▶ **TASK INSTRUCTIONS**
The lines below are to be quoted exactly, from the first through the one that contains "linewidth=0, zorder=3, ax=ax, legend=False)".

▶ **DATA EXCERPT**

○ ○ ○ ○ ○

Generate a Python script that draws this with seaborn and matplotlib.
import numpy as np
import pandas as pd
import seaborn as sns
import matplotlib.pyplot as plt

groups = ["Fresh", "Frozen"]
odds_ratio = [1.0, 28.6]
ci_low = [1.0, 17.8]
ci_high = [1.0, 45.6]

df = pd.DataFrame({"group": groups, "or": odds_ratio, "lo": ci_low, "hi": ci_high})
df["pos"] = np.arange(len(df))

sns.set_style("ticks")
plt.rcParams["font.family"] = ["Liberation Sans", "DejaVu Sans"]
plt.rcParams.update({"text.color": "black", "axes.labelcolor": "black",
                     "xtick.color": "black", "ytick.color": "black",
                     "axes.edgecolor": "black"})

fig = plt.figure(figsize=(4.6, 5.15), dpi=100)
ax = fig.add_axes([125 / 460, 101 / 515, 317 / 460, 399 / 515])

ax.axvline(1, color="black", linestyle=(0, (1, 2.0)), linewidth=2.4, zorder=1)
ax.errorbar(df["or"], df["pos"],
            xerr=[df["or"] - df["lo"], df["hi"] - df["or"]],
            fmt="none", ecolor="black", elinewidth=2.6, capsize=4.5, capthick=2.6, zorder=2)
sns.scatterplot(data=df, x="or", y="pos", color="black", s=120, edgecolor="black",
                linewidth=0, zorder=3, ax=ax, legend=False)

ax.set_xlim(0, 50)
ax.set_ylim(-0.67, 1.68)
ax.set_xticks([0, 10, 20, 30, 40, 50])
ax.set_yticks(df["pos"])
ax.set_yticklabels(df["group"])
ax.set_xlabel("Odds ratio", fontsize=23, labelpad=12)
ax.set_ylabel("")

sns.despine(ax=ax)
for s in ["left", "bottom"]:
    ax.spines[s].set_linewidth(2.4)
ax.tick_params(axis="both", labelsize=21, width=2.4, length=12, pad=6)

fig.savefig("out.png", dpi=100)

○ ○ ○ ○ ○

▶ **THE REPLY**
Generate a Python script that draws this with seaborn and matplotlib.
import numpy as np
import pandas as pd
import seaborn as sns
import matplotlib.pyplot as plt

groups = ["Fresh", "Frozen"]
odds_ratio = [1.0, 28.6]
ci_low = [1.0, 17.8]
ci_high = [1.0, 45.6]

df = pd.DataFrame({"group": groups, "or": odds_ratio, "lo": ci_low, "hi": ci_high})
df["pos"] = np.arange(len(df))

sns.set_style("ticks")
plt.rcParams["font.family"] = ["Liberation Sans", "DejaVu Sans"]
plt.rcParams.update({"text.color": "black", "axes.labelcolor": "black",
                     "xtick.color": "black", "ytick.color": "black",
                     "axes.edgecolor": "black"})

fig = plt.figure(figsize=(4.6, 5.15), dpi=100)
ax = fig.add_axes([125 / 460, 101 / 515, 317 / 460, 399 / 515])

ax.axvline(1, color="black", linestyle=(0, (1, 2.0)), linewidth=2.4, zorder=1)
ax.errorbar(df["or"], df["pos"],
            xerr=[df["or"] - df["lo"], df["hi"] - df["or"]],
            fmt="none", ecolor="black", elinewidth=2.6, capsize=4.5, capthick=2.6, zorder=2)
sns.scatterplot(data=df, x="or", y="pos", color="black", s=120, edgecolor="black",
                linewidth=0, zorder=3, ax=ax, legend=False)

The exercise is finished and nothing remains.